Peru’s golden boy

The films and TV shows wowing viewers from Lima to Tel Aviv, including the childhood of a football icon

Hope strikes eternal
“Guerrero” (Warrior) traces the early life of Paolo Guerrero Gonzales, captain of Peru’s national football team. He’s its all-time top scorer and the only Peruvian ever nominated for FIFA’s coveted Ballon d’Or award. The film’s young star (above) was selected via reality TV from more than 5,000 hopefuls. In a country mad about the beautiful game, “Guerrero” has been a sure-fire hit. But Peru has not played in a World Cup since 1982 and its chance at Russia 2018 appears to be slipping away. At least the runaway success of the film, produced by Tondero, a local company, points to a rosier future for Peruvian cinema.

Historical take two
How old is Kazakhstan? In 2014 Vladimir Putin, fresh from annexing Crimea, outraged Kazakhs by dismissing their history as dating only from the collapse of the Soviet Union. Now they have retaliated with a historical epic showcasing Kazakhstan’s illustrious past. Rustem Abdrashev’s “Almas Kylysh” (The Diamond Sword) is wowing cinema-goers with the tale of swashbuckling heroes Zhanibek and Kerey vanquishing foes to found the Kazakh Khanate. Romanticised and historically dubious? Perhaps. But Kazakhstan, under Russia’s yoke for nearly 300 years, celebrates this story as the genesis of its statehood. The Khanate was founded in 1465, so Kazakhstan turns not 26 this year, but 552.

Take a long hard look
In the run-up to the most divisive election in years, the documentary “Wit is ook een kleur” (White is also a colour) by Sunny Bergman has been sparking difficult conversations in the Netherlands. It asks why highly educated, supposedly liberal white people often respond so defensively to questions of racism and privilege. But as well as prompting many white families to broach the subject of race, Bergman has been the target of ugly nationalist rants flooding social media. A clearer picture of the polarised state of the nation would be hard to find.

The power of pop
Across the 187 inhabited islands of the Maldives, Twitter parties have resumed for the smallest edition of the global Pop Idol franchise. “Maldivian Idol” first swept the atolls last year, temporarily uniting a 400,000-strong Islamic nation riven by years of political feuding. Politicians still tried to get in on the action – the winner received congratulations from all the ailing democracy’s recent presidents, even those in exile overseas. With the repeatedly delayed local elections now scheduled a few weeks from the grand finale on April 30th, politics and pop idols will cross paths again.

Sex and the city
“In Between” is a film about three ordinary women living in Tel Aviv, Israel’s coastal liberal hub with more than its fair share of sex, drugs and parties. But the women are young Arab Israelis from the Muslim-majority cities of Nazareth and Umm al-Fahm. Alienated from their more conservative hometowns, they never fully belong in the overwhelmingly Jewish metropolis either (the film’s Hebrew title translates as “Neither Here Nor There”). It has won awards from Toronto to Haifa and Arab Israelis have flocked to screenings, praising its portrayal of their complex realities. But Umm al-Fahm’s city council has called for it to be boycotted for “insulting Islam”.

Third eye blind
After years of disappointment, Bulgaria has been bathing in the glory of its first Oscar nomination. Strictly speaking, the eight-minute animated short, “Blind Vaysha” (above), is a Canadian production, but it is the creation of Bulgarian animator Teodor Ushev, adapted from a short story by another prominent Bulgarian, poet and playwright Georgi Gospodinov, and scored by their compatriot Kottarashky. Little Vaysha is blind because her left eye can see only the past, while her right sees only the future. Her plight has unsettled audiences who see in it their country’s own dilemma: a proud EU member haunted by its communist past, a nation of emigrants hostile to refugees, dreaming of prosperity but fearful of the future.

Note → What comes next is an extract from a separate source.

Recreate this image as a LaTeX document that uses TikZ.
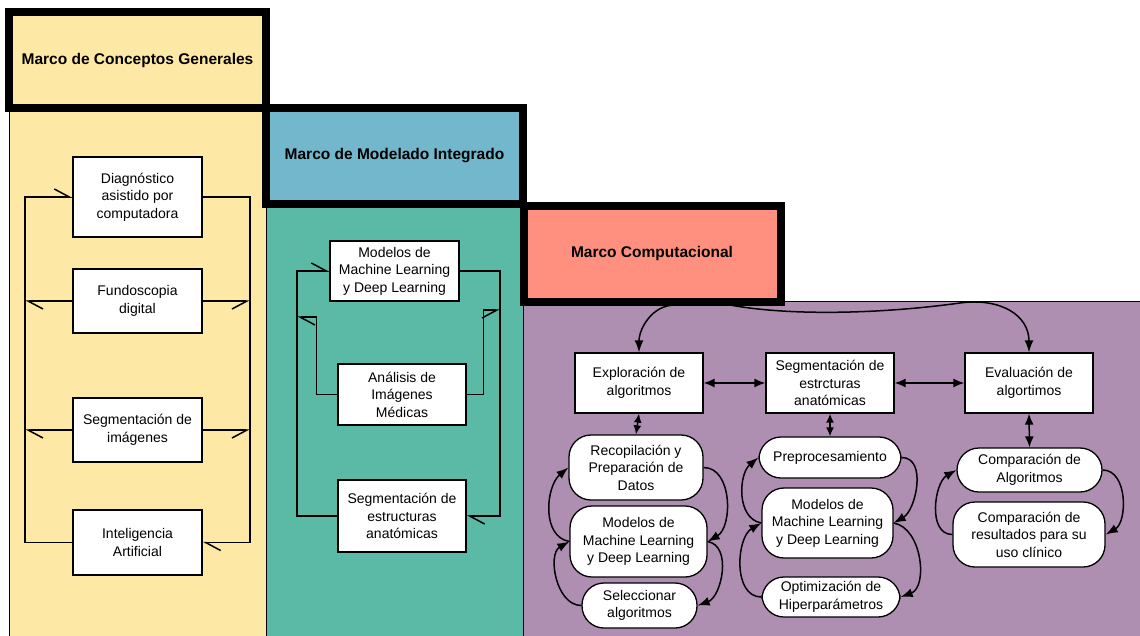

Grappling with stereotypes
The new highest-grossing film in the history of Bollywood is not what you expect. Based on a true story, “Dangal” (a wrestling bout) follows two sisters in rural India whose father, not blessed with sons, decides to train them to become world-champion wrestlers. Few things get Indian audiences’ hearts racing like a good sports film, but “Dangal” also comes at a time when Indian sportswomen have far outshone their male counterparts, bringing home both Indian medals from last year’s Olympics, including one in wrestling. “Girls saved our faces” was the common refrain after the country’s otherwise dismal performance. In the closing minutes of the film, as the older sister triumphs against all odds, the national anthem has brought audiences across India to their feet in spontaneous mass standing ovations.